Michel Bedouet est producteur de muscadet. Il n'a pas la fibre commerciale, mais le sens du travail en équipe. C'est ainsi qu'avec dix collègues, il a préservé un marché vital.
Calculer vite une ristourne, négocier un prix... Bref, ' parler chiffres ' n'est pas la tasse de thé de Michel Bedouet. A la tête d'un domaine de 20 ha, situé sur la commune Le Pallet (Loire-Atlantique), ce vigneron indépendant se définit plutôt comme un homme de la vigne, passionné par l'aspect technique de son métier. ' Ce qui me plaît, c'est discuter avec un acheteur sur un cahier des charges pour définir la meilleure façon de travailler , explique-t-il. A ce titre, j'ai toujours considéré le négoce comme un partenaire. Ce circuit a toujours été prépondérant pour moi. ' Encore aujourd'hui, la vente directe ne représente qu'un quart des volumes commercialisés.
En 1995, Michel Bedouet décroche un contrat triennal portant sur plus de la moitié de ses surfaces. Le prix convenu est supérieur au cours moyen du vrac enregistré par l'interprofession. L'acheteur est un négociant de la région qui travaille avec Carrefour. Fin 2003, un désaccord commercial naît entre lui et l'enseigne de la grande distribution. Carrefour cesse de lui passer commande.
' Perdre ce référencement mettait en péril mon exploitation ', déclare, sans détours, notre vigneron. Il n'aurait pas été le seul sur le carreau. Dix autres collègues se seraient retrouvés dans l'impasse, travaillant comme lui avec le même négociant. Heureusement, ' l'enseigne se montrait satisfaite de nos vins, mais elle voulait contracter avec un seul interlocuteur ', explique le vigneron. Une solution s'est vite imposée : la constitution d'un GIE (Groupement d'intérêt économique). Il fut créé en 2004. Il commercialise toujours le volume commandé par Carrefour.
' Nous avons pris conseil auprès du centre de gestion, explique Michel Bedouet. Il nous a donné les statuts type. Ce n'était pas bien compliqué. Ce qui a pris le plus de temps, c'est l'établissement du réglement intérieur. Tous les adhérents doivent être vignerons indépendants, respecter la charte Terra Vitis et présenter leur vins à trois concours, au moins. ' Le GIE a aussi défini la règle de rémunération, au sujet de laquelle il préfère rester discret.

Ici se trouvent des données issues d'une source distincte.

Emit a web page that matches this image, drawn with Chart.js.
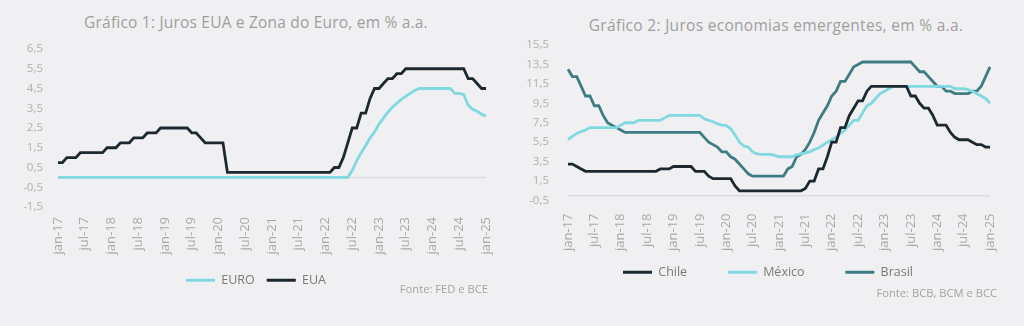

Sa constitution a permis de pérenniser un débouché commercial primordial pour ses onze participants. De plus, ses membres découvrent les avantages du travail en équipe. ' Nous avons additionné nos compétences ', résume Michel Bedouet, devenu animateur de la nouvelle structure. Et d'expliquer : ' Je ne suis pas commercial dans l'âme. Aussi, lorsque je négocie pour le GIE, je vais au rendez-vous accompagné de l'un de mes collègues, qui lui a vraiment la fibre. Moi, je suis compétent pour tout ce qui touche aux discussions techniques sur la production des vins. Mon collègue sait parfaitement jongler avec les chiffres. A nous deux, on forme un bon binôme . '
Depuis deux ans, le GIE a rodé son fonctionnement. Aussi, ses participants envisagent de passer à la vitesse supérieure et d'utiliser la structure pour prospecter des marchés à l'exportation.